Nous apprenons par la même occasion que ces pestes irrespectueuses sont montées au col à cheval et pas à pieds ! C'était bien la peine de nous réveiller toute la nuit...
Dans ce même lodge, nous retrouvons également Sylviane, avec qui nous poursuivons la rando jusqu'au village de Muktinath.
Elle est un peu barrée mais vraiment très sympa. Elle me dit qu'elle ressent de bonnes ondes entre Guigui et moi, qu'on fait un beau couple, un couple sain. Ce n'est pas moi qui vais la contredire...
On arrive à Muktinath à 16h30, LES-SI-VÉS !
La descente nous a plus fatigués que la montée finalement.
On se trouve une chambre au Bob Marley guesthouse, un lodge à la bonne ambiance où nous retrouvons nos trois étudiants.
Chambre un peu glauque et plus d'eau chaude au moment de prendre la douche mais personnel gentil, bonne cuisine, bonne musique.
A Muktinath, nous retrouvons également Barbara et Alex rencontrés lors de la randonnée au Iced Lake.
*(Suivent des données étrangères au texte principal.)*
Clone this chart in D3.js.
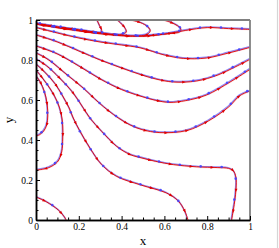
<!DOCTYPE html>
<html>
<head>
<meta charset="utf-8">
<script src="https://cdn.jsdelivr.net/npm/d3@7"></script>
<style>
body { margin: 0; background: #fff; }
svg { display: block; }
</style>
</head>
<body>
<svg id="chart" width="279" height="248"></svg>
<script>
// streamlines, each point is [x, y] in data units
var cornerLine = [[0, 0.115], [0.05, 0.09], [0.104, 0.05], [0.136, 0.01], [0.14, 0]];
var lineA = [[0, 0.72], [0.02, 0.69], [0.04, 0.64], [0.052, 0.58], [0.055, 0.52], [0.05, 0.475], [0.036, 0.445], [0.016, 0.426], [0, 0.42]];
var lineB = [[0, 0.75], [0.03, 0.71], [0.07, 0.65], [0.1, 0.59], [0.118, 0.53], [0.125, 0.47], [0.125, 0.41], [0.12, 0.34], [0.1, 0.29], [0.06, 0.262], [0.02, 0.252], [0, 0.25]];
var lineC = [[0, 0.78], [0.04, 0.74], [0.09, 0.68], [0.13, 0.61], [0.155, 0.56], [0.174, 0.51], [0.206, 0.443], [0.252, 0.36], [0.307, 0.277], [0.377, 0.218], [0.49, 0.175], [0.61, 0.135], [0.665, 0.095], [0.695, 0.045], [0.71, 0]];
var lineD = [[0, 0.805], [0.05, 0.77], [0.11, 0.71], [0.17, 0.64], [0.215, 0.57], [0.252, 0.51], [0.307, 0.443], [0.377, 0.368], [0.44, 0.327], [0.495, 0.31], [0.56, 0.293], [0.642, 0.277], [0.75, 0.266], [0.85, 0.262], [0.9, 0.258], [0.922, 0.246], [0.934, 0.215], [0.935, 0.16], [0.928, 0.09], [0.914, 0]];
var lineE = [[0, 0.835], [0.06, 0.8], [0.14, 0.73], [0.22, 0.66], [0.29, 0.59], [0.34, 0.545], [0.385, 0.51], [0.44, 0.475], [0.495, 0.452], [0.579, 0.437], [0.704, 0.447], [0.805, 0.495], [0.9, 0.565], [0.953, 0.622], [1, 0.645]];
var lineF = [[0, 0.87], [0.1, 0.83], [0.2, 0.77], [0.3, 0.705], [0.4, 0.652], [0.486, 0.62], [0.56, 0.598], [0.626, 0.588], [0.7, 0.597], [0.797, 0.625], [0.907, 0.69], [1, 0.753]];
var lineG = [[0, 0.925], [0.1, 0.89], [0.2, 0.845], [0.3, 0.8], [0.4, 0.76], [0.486, 0.728], [0.56, 0.705], [0.642, 0.69], [0.75, 0.695], [0.85, 0.725], [0.93, 0.765], [1, 0.803]];
var lineH = [[0, 0.962], [0.1, 0.935], [0.2, 0.91], [0.3, 0.89], [0.4, 0.875], [0.486, 0.861], [0.6, 0.825], [0.688, 0.808], [0.797, 0.81], [0.9, 0.835], [1, 0.863]];
var topLine = [[0, 0.98], [0.1, 0.961], [0.2, 0.945], [0.3, 0.931], [0.4, 0.921], [0.5, 0.918], [0.6, 0.929], [0.7, 0.948], [0.8, 0.962], [0.9, 0.957], [1, 0.953]];
var loop1 = [[0.285, 1.0], [0.297, 0.972], [0.307, 0.948], [0.3, 0.934], [0.2, 0.949], [0.1, 0.964], [0, 0.982]];
var loop2 = [[0.38, 1.0], [0.4, 0.98], [0.417, 0.958], [0.422, 0.94], [0.4, 0.927], [0.3, 0.936], [0.2, 0.951], [0.1, 0.966], [0, 0.984]];
var loop3 = [[0.44, 1.0], [0.48, 0.99], [0.515, 0.972], [0.534, 0.947], [0.52, 0.928], [0.48, 0.921], [0.4, 0.923], [0.3, 0.933], [0.2, 0.947], [0.1, 0.962], [0, 0.979]];
var loop4 = [[0.595, 1.0], [0.63, 0.988], [0.66, 0.972], [0.677, 0.955], [0.672, 0.94], [0.64, 0.934], [0.56, 0.925], [0.5, 0.92]];

var streamlines = [cornerLine, lineA, lineB, lineC, lineD, lineE, lineF, lineG, lineH, topLine, loop1, loop2, loop3, loop4];

var majorTicks = [0, 0.2, 0.4, 0.6, 0.8, 1];
var minorTicks = [0.05, 0.1, 0.15, 0.25, 0.3, 0.35, 0.45, 0.5, 0.55, 0.65, 0.7, 0.75, 0.85, 0.9, 0.95];

var svg = d3.select('#chart');
var xScale = d3.scaleLinear().domain([0, 1]).range([36, 250]);
var yScale = d3.scaleLinear().domain([0, 1]).range([220, 20]);

// light frame line on the right edge of the picture
svg.append('line')
    .attr('x1', 277.5).attr('x2', 277.5)
    .attr('y1', 0).attr('y2', 248)
    .attr('stroke', '#d6d6d6')
    .attr('stroke-width', 1.2);

svg.append('clipPath').attr('id', 'plotClip')
    .append('rect')
    .attr('x', 36).attr('y', 20)
    .attr('width', 214).attr('height', 200);

var line = d3.line()
    .x(function(d){ return xScale(d[0]); })
    .y(function(d){ return yScale(d[1]); })
    .curve(d3.curveCatmullRom.alpha(0.5));

var plot = svg.append('g').attr('clip-path', 'url(#plotClip)');

// blue solution, slightly offset under the red one
var blueG = plot.append('g').attr('transform', 'translate(-0.5,-0.7)');
blueG.selectAll('path')
    .data(streamlines)
    .enter().append('path')
    .attr('d', line)
    .attr('fill', 'none')
    .attr('stroke', '#6a6aff')
    .attr('stroke-opacity', 0.8)
    .attr('stroke-width', 1.4);

var halo = plot.append('g');
halo.selectAll('path')
    .data(streamlines)
    .enter().append('path')
    .attr('d', line)
    .attr('fill', 'none')
    .attr('stroke', '#f08080')
    .attr('stroke-opacity', 0.2)
    .attr('stroke-width', 2.2);

var redG = plot.append('g');
var redPaths = redG.selectAll('path')
    .data(streamlines)
    .enter().append('path')
    .attr('d', line)
    .attr('fill', 'none')
    .attr('stroke', '#e00000')
    .attr('stroke-width', 0.9);

// markers along each streamline
var markG = plot.append('g');
redPaths.each(function(){
    var node = this;
    var len = node.getTotalLength();
    for (var s = 9; s < len - 2; s += 21) {
        var p = node.getPointAtLength(s);
        var q = node.getPointAtLength(Math.min(s + 1, len));
        var ang = Math.atan2(q.y - p.y, q.x - p.x) * 180 / Math.PI;
        markG.append('path')
            .attr('d', 'M2,0L-1.6,-1.4L-1.6,1.4Z')
            .attr('fill', '#e00000')
            .attr('transform', 'translate(' + p.x + ',' + p.y + ') rotate(' + ang + ')');
        if (s + 10 < len) {
            var b = node.getPointAtLength(s + 10);
            markG.append('circle')
                .attr('cx', b.x - 0.5).attr('cy', b.y - 0.7)
                .attr('r', 1.3)
                .attr('fill', '#4040ff')
                .attr('fill-opacity', 0.85);
        }
    }
});

// frame: top and right in gray
svg.append('line')
    .attr('x1', xScale(0)).attr('x2', xScale(1))
    .attr('y1', yScale(1)).attr('y2', yScale(1))
    .attr('stroke', '#808080').attr('stroke-width', 1.8);
svg.append('line')
    .attr('x1', xScale(1)).attr('x2', xScale(1))
    .attr('y1', yScale(1)).attr('y2', yScale(0))
    .attr('stroke', '#808080').attr('stroke-width', 1.8);

var fmt = d3.format('');

var xAxis = svg.append('g')
    .attr('transform', 'translate(0,' + yScale(0) + ')')
    .call(d3.axisBottom(xScale).tickValues(majorTicks).tickSizeInner(-4).tickSizeOuter(0).tickPadding(3).tickFormat(fmt));
var xMinor = svg.append('g')
    .attr('transform', 'translate(0,' + yScale(0) + ')')
    .call(d3.axisBottom(xScale).tickValues(minorTicks).tickSizeInner(-2.5).tickSizeOuter(0).tickFormat(''));
var yAxis = svg.append('g')
    .attr('transform', 'translate(' + xScale(0) + ',0)')
    .call(d3.axisLeft(yScale).tickValues(majorTicks).tickSizeInner(-4).tickSizeOuter(0).tickPadding(3).tickFormat(fmt));
var yMinor = svg.append('g')
    .attr('transform', 'translate(' + xScale(0) + ',0)')
    .call(d3.axisLeft(yScale).tickValues(minorTicks).tickSizeInner(-2.5).tickSizeOuter(0).tickFormat(''));

[xAxis, xMinor, yAxis, yMinor].forEach(function(g){
    g.select('.domain').attr('stroke', '#000').attr('stroke-width', 1.5);
    g.selectAll('.tick line').attr('stroke', '#000').attr('stroke-width', 1);
    g.selectAll('text')
        .attr('font-family', 'Liberation Serif, Times New Roman, serif')
        .attr('font-size', 9.5)
        .attr('fill', '#000');
});

svg.append('text')
    .attr('x', 143).attr('y', 245)
    .attr('text-anchor', 'middle')
    .attr('font-family', 'Liberation Serif, Times New Roman, serif')
    .attr('font-size', 13)
    .text('x');

svg.append('text')
    .attr('transform', 'translate(13,120) rotate(-90)')
    .attr('text-anchor', 'middle')
    .attr('font-family', 'Liberation Serif, Times New Roman, serif')
    .attr('font-size', 13)
    .text('y');
</script>
</body>
</html>
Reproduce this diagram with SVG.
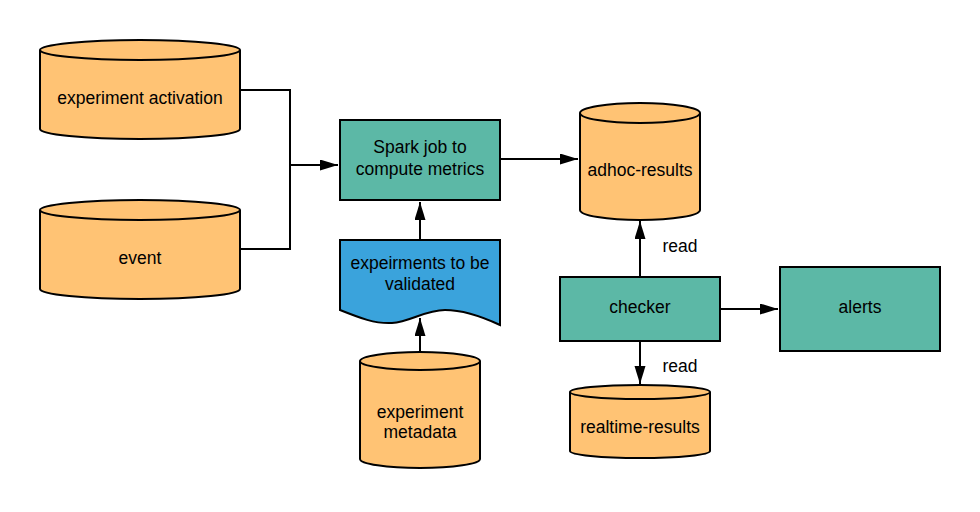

On passe un bout de soirée avec eux et on se décide à faire la randonnée de demain ensemble.
Personnellement, j'ai vécu cette étape un peu comme un échec car je suis arrivée au col sans problème de santé (je n'ai pas été malade), mais j'aurais préféré la vivre plus facilement et en meilleure condition physique.
Mais bon quand je parle d'échec, je me fais enguirlander par Guigui et les autres trekkeurs qui me répètent que si je suis arrivée jusqu'au col, il s'agit bien d'une réussite.